↓

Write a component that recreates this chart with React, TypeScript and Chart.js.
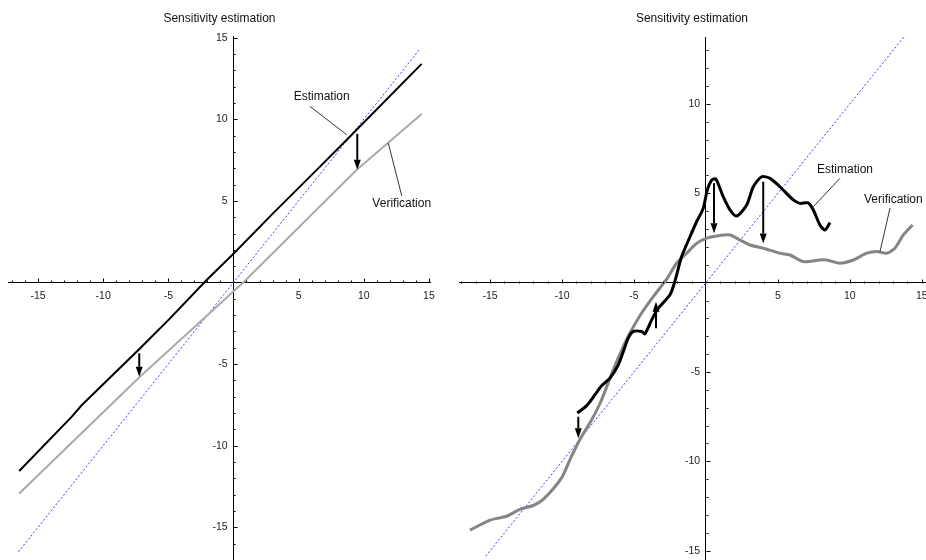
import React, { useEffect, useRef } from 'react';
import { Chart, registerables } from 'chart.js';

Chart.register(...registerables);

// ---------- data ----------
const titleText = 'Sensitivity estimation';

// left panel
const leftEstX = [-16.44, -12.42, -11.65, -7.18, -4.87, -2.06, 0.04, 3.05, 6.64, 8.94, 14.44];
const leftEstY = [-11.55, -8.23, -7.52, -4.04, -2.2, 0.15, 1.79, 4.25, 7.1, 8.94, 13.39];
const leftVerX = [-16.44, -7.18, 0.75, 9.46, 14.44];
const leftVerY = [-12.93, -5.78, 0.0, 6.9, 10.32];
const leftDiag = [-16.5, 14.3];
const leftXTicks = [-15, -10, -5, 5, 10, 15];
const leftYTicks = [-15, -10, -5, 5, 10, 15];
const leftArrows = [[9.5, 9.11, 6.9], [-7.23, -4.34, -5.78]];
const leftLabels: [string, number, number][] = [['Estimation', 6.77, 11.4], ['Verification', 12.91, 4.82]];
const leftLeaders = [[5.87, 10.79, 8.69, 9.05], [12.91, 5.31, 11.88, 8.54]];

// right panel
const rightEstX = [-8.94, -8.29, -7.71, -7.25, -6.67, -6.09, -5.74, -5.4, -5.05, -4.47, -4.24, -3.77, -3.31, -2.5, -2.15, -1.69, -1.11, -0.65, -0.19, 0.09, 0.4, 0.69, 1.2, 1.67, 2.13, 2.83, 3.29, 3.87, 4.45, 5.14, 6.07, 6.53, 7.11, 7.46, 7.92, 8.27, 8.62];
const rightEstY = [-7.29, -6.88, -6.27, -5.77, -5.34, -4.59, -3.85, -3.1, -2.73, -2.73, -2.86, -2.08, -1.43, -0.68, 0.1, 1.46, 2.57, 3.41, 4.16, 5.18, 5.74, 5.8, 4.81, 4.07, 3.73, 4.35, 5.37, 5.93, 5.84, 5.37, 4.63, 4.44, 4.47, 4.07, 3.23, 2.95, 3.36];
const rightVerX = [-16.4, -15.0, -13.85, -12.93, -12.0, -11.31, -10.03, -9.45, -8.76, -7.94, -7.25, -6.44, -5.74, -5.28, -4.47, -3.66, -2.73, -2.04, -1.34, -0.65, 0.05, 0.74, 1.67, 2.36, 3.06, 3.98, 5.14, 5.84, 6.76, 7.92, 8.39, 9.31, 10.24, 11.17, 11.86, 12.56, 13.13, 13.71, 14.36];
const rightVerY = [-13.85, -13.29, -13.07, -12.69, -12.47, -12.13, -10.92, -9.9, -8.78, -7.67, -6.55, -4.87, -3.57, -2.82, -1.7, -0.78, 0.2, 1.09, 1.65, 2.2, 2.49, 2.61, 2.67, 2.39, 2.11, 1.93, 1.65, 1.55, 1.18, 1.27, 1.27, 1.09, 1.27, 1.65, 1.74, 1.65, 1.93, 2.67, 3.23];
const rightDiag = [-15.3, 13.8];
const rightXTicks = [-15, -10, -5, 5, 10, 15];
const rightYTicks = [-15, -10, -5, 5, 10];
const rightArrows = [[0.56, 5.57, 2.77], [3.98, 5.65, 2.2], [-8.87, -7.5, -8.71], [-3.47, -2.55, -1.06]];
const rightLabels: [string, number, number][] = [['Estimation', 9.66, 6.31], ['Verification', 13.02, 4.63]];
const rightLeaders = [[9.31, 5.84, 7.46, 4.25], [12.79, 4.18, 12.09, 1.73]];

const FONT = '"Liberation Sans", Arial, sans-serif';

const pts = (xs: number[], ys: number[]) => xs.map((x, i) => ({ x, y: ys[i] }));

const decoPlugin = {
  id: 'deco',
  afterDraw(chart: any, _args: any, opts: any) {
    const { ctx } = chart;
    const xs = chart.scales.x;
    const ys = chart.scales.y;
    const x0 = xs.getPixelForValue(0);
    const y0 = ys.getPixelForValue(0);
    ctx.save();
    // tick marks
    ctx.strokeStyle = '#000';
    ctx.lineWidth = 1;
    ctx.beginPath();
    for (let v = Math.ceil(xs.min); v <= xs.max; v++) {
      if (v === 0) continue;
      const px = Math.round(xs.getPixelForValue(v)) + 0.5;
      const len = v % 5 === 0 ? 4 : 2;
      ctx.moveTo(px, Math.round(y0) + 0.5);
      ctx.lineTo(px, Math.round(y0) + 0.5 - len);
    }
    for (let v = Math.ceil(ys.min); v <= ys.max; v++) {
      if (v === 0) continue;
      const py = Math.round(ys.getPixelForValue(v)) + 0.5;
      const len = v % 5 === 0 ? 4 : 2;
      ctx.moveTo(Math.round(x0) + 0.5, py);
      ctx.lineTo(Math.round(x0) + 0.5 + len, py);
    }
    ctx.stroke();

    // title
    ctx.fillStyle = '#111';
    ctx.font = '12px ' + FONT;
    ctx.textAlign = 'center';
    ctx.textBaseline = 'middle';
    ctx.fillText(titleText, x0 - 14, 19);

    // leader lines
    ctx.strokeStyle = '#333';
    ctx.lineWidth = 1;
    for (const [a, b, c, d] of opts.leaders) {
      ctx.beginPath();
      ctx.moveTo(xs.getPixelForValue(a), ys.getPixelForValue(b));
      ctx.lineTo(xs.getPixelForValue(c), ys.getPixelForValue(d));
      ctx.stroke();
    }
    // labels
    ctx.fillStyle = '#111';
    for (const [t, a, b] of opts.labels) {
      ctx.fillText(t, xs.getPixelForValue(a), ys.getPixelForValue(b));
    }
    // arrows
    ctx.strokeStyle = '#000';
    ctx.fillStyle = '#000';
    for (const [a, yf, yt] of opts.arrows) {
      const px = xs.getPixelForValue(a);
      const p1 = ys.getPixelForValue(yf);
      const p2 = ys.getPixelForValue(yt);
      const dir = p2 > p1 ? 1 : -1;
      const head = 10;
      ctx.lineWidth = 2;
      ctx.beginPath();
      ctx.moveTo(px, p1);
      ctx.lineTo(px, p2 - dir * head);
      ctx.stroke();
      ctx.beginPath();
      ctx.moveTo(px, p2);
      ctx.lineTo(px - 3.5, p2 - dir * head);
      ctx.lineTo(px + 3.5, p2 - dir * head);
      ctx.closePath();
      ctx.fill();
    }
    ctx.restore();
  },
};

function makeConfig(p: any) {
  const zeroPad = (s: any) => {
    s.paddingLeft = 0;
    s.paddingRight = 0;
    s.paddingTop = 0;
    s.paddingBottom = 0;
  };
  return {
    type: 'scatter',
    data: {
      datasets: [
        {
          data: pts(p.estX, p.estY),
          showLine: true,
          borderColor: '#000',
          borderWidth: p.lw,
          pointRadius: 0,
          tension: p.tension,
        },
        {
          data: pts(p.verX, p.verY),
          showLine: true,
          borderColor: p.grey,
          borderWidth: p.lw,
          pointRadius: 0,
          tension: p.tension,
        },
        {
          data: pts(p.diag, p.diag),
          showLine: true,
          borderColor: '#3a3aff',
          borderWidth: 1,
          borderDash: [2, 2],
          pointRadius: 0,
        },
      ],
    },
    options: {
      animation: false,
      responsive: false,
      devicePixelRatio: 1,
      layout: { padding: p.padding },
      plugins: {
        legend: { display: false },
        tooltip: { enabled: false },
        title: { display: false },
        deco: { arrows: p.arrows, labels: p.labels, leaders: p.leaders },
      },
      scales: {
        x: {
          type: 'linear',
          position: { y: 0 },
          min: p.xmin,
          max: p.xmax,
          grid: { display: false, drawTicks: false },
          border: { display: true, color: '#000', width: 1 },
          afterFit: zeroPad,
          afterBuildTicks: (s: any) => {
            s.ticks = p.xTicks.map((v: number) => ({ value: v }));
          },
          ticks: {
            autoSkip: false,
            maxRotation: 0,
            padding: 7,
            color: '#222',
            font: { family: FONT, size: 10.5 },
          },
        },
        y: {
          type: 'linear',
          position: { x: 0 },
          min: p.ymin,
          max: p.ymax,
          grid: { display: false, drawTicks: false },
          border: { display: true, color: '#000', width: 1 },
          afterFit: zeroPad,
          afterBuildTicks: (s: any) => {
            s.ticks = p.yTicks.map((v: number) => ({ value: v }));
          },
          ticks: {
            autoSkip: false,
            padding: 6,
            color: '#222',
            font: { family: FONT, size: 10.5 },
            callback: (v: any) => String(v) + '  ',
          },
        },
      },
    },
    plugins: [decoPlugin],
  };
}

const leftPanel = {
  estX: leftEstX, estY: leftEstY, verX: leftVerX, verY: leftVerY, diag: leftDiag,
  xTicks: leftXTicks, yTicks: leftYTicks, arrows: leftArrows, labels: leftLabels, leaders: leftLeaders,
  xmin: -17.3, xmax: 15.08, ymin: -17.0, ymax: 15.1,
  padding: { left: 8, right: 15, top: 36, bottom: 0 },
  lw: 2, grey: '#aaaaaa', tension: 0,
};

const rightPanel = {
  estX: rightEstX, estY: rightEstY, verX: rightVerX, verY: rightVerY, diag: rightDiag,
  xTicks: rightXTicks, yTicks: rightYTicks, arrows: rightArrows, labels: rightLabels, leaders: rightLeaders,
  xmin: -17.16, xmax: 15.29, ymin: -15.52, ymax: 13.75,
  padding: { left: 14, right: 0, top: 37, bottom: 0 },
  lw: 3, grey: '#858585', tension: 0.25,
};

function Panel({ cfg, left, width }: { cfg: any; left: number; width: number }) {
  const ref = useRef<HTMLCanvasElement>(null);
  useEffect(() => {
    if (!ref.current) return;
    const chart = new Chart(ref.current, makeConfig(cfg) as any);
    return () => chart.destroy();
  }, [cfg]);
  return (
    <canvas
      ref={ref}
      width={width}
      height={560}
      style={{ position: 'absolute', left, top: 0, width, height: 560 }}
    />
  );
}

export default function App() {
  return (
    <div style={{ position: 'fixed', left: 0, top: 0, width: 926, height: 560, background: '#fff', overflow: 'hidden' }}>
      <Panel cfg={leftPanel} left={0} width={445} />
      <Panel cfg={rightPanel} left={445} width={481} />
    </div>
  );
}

↑

▶ [Task requirements]:
From the first line of the material down to the line containing "const titleText = 'Sensitivity estimation';", inclusive, return each line exactly, skipping any picture.

▶ [Complete response]:
Write a component that recreates this chart with React, TypeScript and Chart.js.
import React, { useEffect, useRef } from 'react';
import { Chart, registerables } from 'chart.js';

Chart.register(...registerables);

// ---------- data ----------
const titleText = 'Sensitivity estimation';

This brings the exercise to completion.